Washington legislators talk opioid crisis, climate change

WSU’s Thomas S. Foley Institute held final event of the year Tuesday.



Sen. Mark Shoesler said affordable housing solutions should come from the private sector.

JOSIAH PIKE, Evergreen news co-editor

Politicians from the ninth legislative district discussed affordable housing, climate change and drug use at the Thomas S. Foley Institute’s final event of the year Tuesday. 

The two members of the state legislature who came to answer questions ahead of the 2023 legislative session were Sen. Mark Schoesler and Rep. Mary Dye.

Schoesler said he expects he will be the ranking Republican in the senate budget committee and will probably continue on the labor and commerce committees, while Dye will be staying on the appropriations committee. 

“The two years of being siloed in our own Zoom meeting wasn’t helping for public policy,” Dye said. “I think people really want to repair some of the damage from being apart.”

Schoesler and Dye both voted “no” on a recent climate change bill meant to limit carbon emissions, which they said has nothing to do with past donations they have received. 

“This was about the people I represent and their economy,” Schoesler said.

An attendee asked Schoesler if the bill hurts his constituents, many of them farmers, to vote against a bill meant to consolidate the effects of climate change.
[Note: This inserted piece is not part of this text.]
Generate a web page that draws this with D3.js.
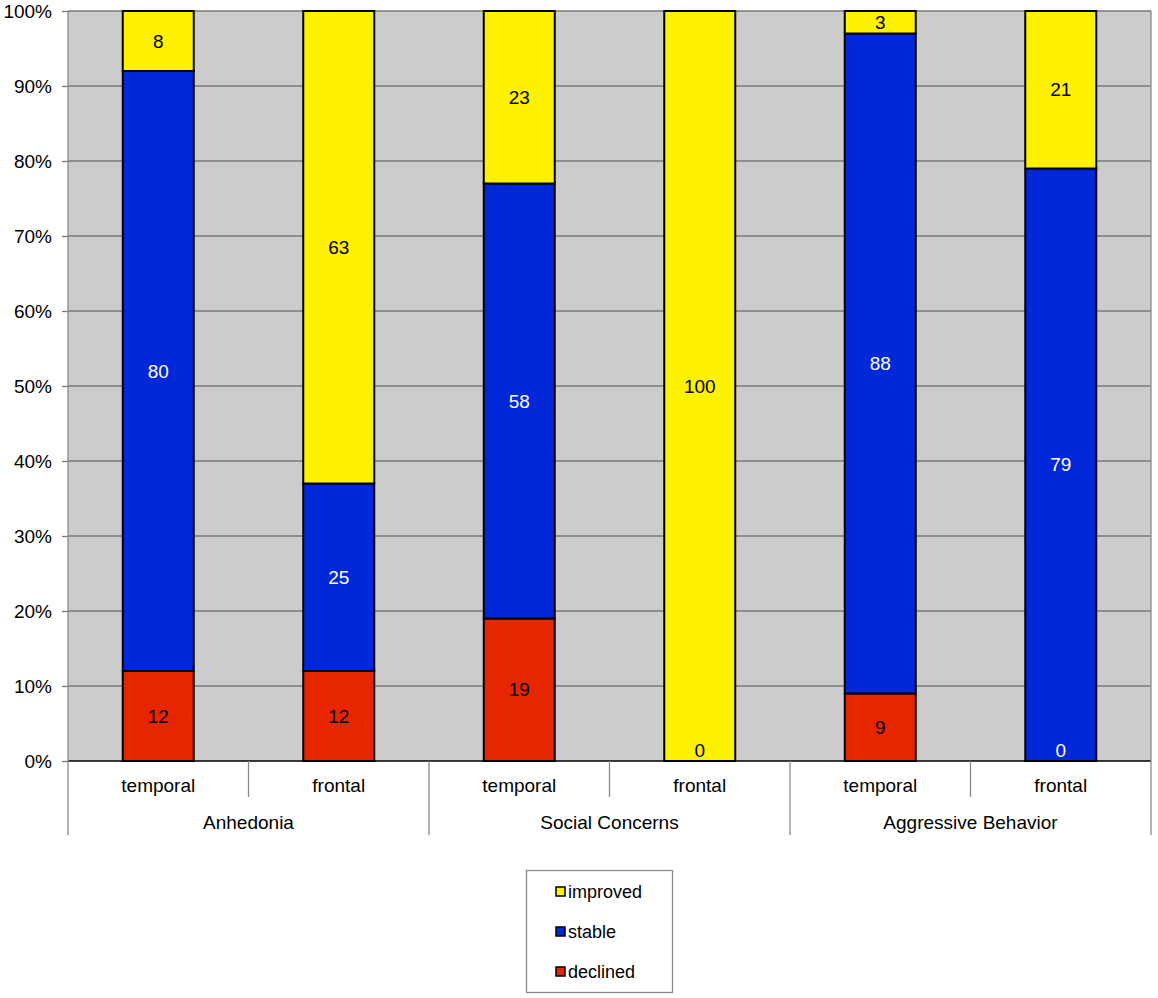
<!DOCTYPE html>
<html><head><meta charset="utf-8">
<script src="https://cdn.jsdelivr.net/npm/d3@7"></script>
<style>body{margin:0;background:#fff;} svg{display:block;font-family:"Liberation Sans",Arial,sans-serif;}</style>
</head><body>
<svg id="c" width="1158" height="998"></svg>
<script>
const groups = ["Anhedonia", "Social Concerns", "Aggressive Behavior"];
const sites = ["temporal", "frontal"];
const declined = [12, 12, 19, 0, 9, 0];
const stable = [80, 25, 58, 0, 88, 79];
const improved = [8, 63, 23, 100, 3, 21];
const yTicks = [0, 10, 20, 30, 40, 50, 60, 70, 80, 90, 100];
const seriesNames = ["declined", "stable", "improved"];
const colors = {declined: "#E62600", stable: "#0028D8", improved: "#FFF200"};
const labelColors = {declined: "#000", stable: "#fff", improved: "#000"};

const svg = d3.select("#c");
const L = 68, R = 1151, T = 11, B = 761;

const keys = [];
groups.forEach(g => sites.forEach(s => keys.push(g + "|" + s)));
const rows = keys.map((k, i) => ({key: k, group: k.split("|")[0], site: k.split("|")[1],
  declined: declined[i], stable: stable[i], improved: improved[i]}));

const pad = 1 - 71 / ((R - L) / keys.length);
const x = d3.scaleBand().domain(keys).range([L, R]).paddingInner(pad).paddingOuter(pad / 2);
const y = d3.scaleLinear().domain([0, 100]).range([B, T]);

// plot background
svg.append("rect").attr("x", L).attr("y", T).attr("width", R - L).attr("height", B - T).attr("fill", "#CCCCCC");

// gridlines
svg.append("g").selectAll("line").data(yTicks.filter(d => d > 0)).join("line")
  .attr("x1", L).attr("x2", R).attr("y1", d => y(d)).attr("y2", d => y(d))
  .attr("stroke", "#7a7a7a").attr("stroke-width", 1.3);

// y axis
const yAxis = d3.axisLeft(y).tickValues(yTicks).tickFormat(d => d + "%").tickSize(6).tickPadding(10);
const ya = svg.append("g").attr("transform", `translate(${L},0)`).call(yAxis);
ya.select(".domain").remove();
ya.selectAll(".tick line").attr("stroke", "#7a7a7a").attr("stroke-width", 1.3);
ya.selectAll("text").attr("font-size", 19).attr("fill", "#000").attr("font-family", "Liberation Sans, Arial, sans-serif");

// stacked bars
const stack = d3.stack().keys(seriesNames)(rows);
const gBars = svg.append("g");
stack.forEach(layer => {
  gBars.selectAll(null).data(layer.filter(d => d[1] - d[0] > 0)).join("rect")
    .attr("x", d => x(d.data.key)).attr("width", x.bandwidth())
    .attr("y", d => y(d[1])).attr("height", d => y(d[0]) - y(d[1]))
    .attr("fill", colors[layer.key]).attr("stroke", "#000").attr("stroke-width", 2);
});

// labels
stack.forEach(layer => {
  layer.forEach(d => {
    const v = d[1] - d[0];
    const name = layer.key;
    if (v === 0 && name !== "declined") return;
    let color = labelColors[name];
    let ty, base = "central";
    if (v === 0) {
      if (d.data.stable > 0) color = labelColors.stable;
      ty = y(d[0]) - 4; base = "alphabetic";
    } else {
      ty = (y(d[0]) + y(d[1])) / 2;
    }
    svg.append("text").attr("x", x(d.data.key) + x.bandwidth() / 2).attr("y", ty)
      .attr("text-anchor", "middle").attr("dominant-baseline", base)
      .attr("font-size", 19).attr("fill", color).text(v);
  });
});

// x axis baseline
svg.append("line").attr("x1", L).attr("x2", R).attr("y1", B).attr("y2", B).attr("stroke", "#000").attr("stroke-width", 1.3);

// category separators
const step = x.step();
const ax = svg.append("g").attr("stroke", "#8a8a8a").attr("stroke-width", 1.3);
keys.forEach((k, i) => {
  const xl = L + i * step;
  const isGroupEdge = i % sites.length === 0;
  ax.append("line").attr("x1", xl).attr("x2", xl).attr("y1", B).attr("y2", isGroupEdge ? 835 : 797);
});
ax.append("line").attr("x1", R).attr("x2", R).attr("y1", T).attr("y2", 835);
ax.append("line").attr("x1", L).attr("x2", L).attr("y1", T).attr("y2", B);

// sub labels
svg.append("g").selectAll("text").data(rows).join("text")
  .attr("x", d => x(d.key) + x.bandwidth() / 2).attr("y", 785)
  .attr("text-anchor", "middle").attr("dominant-baseline", "central")
  .attr("font-size", 19).text(d => d.site);

// group labels
svg.append("g").selectAll("text").data(groups).join("text")
  .attr("x", (d, i) => L + step * sites.length * (i + 0.5)).attr("y", 822)
  .attr("text-anchor", "middle").attr("dominant-baseline", "central")
  .attr("font-size", 19).text(d => d);

// legend
const lg = svg.append("g");
lg.append("rect").attr("x", 526.5).attr("y", 870.5).attr("width", 146).attr("height", 122)
  .attr("fill", "#fff").attr("stroke", "#8a8a8a").attr("stroke-width", 1.3);
const legendItems = ["improved", "stable", "declined"];
legendItems.forEach((n, i) => {
  const cy = 892 + i * 40;
  lg.append("rect").attr("x", 556).attr("y", cy - 5).attr("width", 9).attr("height", 9)
    .attr("fill", colors[n]).attr("stroke", "#000").attr("stroke-width", 1.5);
  lg.append("text").attr("x", 568).attr("y", cy).attr("dominant-baseline", "central")
    .attr("font-size", 18).text(n);
});
</script>
</body></html>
He said his vote is beneficial to the agricultural community.

Dye said she is looking forward to her second term as a ranking member of the environment and energy committee.

Schoesler also believes issues with affordable housing should be solved with organizations, like Habitat for Humanity, through the private sector. Private sector real estate contributed to his campaign, but Schoesler said his position on affordable housing is separate from that. 

“If we look at housing, government housing is slow, cumbersome and overpriced. There’s so many people with their beak in the troth getting something and it’s expensive,” he said.

In relation to his position on the current opioid crisis and opinion on the “safe injection” zone in Seattle, where people can freely use illegal substances, Schoesler said he does not support safe injection zones.

“What I think we have to do is revisit the Blake decision,” he said. “I think we got a pretty good block of people who think Blake was wrong. Full legalization is not the answer … It was the dumbest ruling I ever heard of.”

Entering the 2023 legislative session, Schoesler said his main goal for the next session will be organizing the senate budget and doing it in a bipartisan way. 

“At this point in my career I want to have something I’m interested in and not just taking up space,” he said. 

Despite threats to democracy within the U.S., such as political candidates pushing “the big lie,” Schoesler said he is confident the country will survive.

Schoesler believes some people have lost confidence in the voting system because of how easy it has become to manipulate voting in recent years, and he said he did not believe Loren Culp was the real winner in the 2020 Washington gubernatorial election.

“If you go back and look at some of the previous elections, we’ve survived worse,” Schoesler said. “I think we need to work to maintain individual confidence in voting.”